History of Compiler Construction - Parser Generators

Parser Generators

For a more complete list, which also includes LL, SLR, GLR and LR parser generators, see Comparison of parser generators

A parser generator generates the lexical-analyser portion of a compiler. It is a program that takes a description of a formal grammar of a specific programming language and produces a parser for that language. That parser can be used in a compiler for that specific language. The parser detects and identifies the reserved words and symbols of the specific language from a stream of text and returns these as tokens to the code which implements the syntactic validation and translation into object code. This second part of the compiler can also be created by a compiler-compiler using a formal rules-of-precedence syntax-description as input.

The first compiler-compiler to use that name was written by Tony Brooker in 1960 and was used to create compilers for the Atlas computer at the University of Manchester, including the Atlas Autocode compiler. However it was rather different from modern compiler-compilers, and today would probably be described as being somewhere between a highly customisable generic compiler and an extensible-syntax language. The name 'compiler-compiler' was far more appropriate for Brooker's system than it is for most modern compiler-compilers, which are more accurately described as parser generators. It is almost certain that the "Compiler Compiler" name has entered common use due to Yacc rather than Brooker's work being remembered.

In the early 1960s, Robert McClure at Texas Instruments invented a compiler-compiler called TMG, the name taken from "transmogrification". In the following years TMG was ported to several UNIVAC and IBM mainframe computers.

Another early example of a parser generator is META II, first released in 1962 by Val Schorre. META II accepted grammars and code generation rules, and was able to compile itself and other languages. META II was the first documented version of a metacompiler. It also translated to one of the earliest instances of a virtual machine.

The Multics project, a joint venture between MIT and Bell Labs, was one of the first to develop an operating system in a high level language. PL/I was chosen as the language, but an external supplier could not supply a working compiler.

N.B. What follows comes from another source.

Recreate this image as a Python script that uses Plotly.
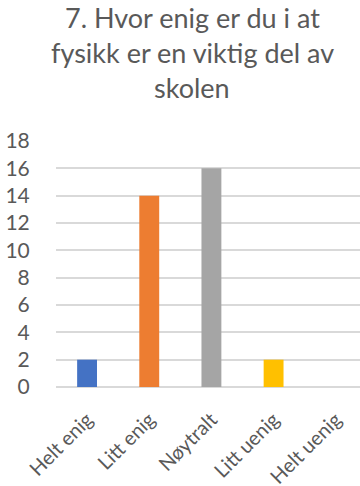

The Multics team developed their own subset dialect of PL/I known as Early PL/I (EPL) as their implementation language in 1964. TMG was ported to GE-600 series and used to develop EPL by Douglas McIlroy, Robert Morris, and others.

Not long after Ken Thompson wrote the first version of Unix for the PDP-7 in 1969, Doug McIlroy created the new system's first higher-level language: an implementation of McClure's TMG. TMG was also the compiler definition tool used by Ken Thompson to write the compiler for the B language on his PDP-7 in 1970. B was the immediate ancestor of C.

An early LALR parser generator was called "TWS", created by Frank DeRemer and Tom Pennello.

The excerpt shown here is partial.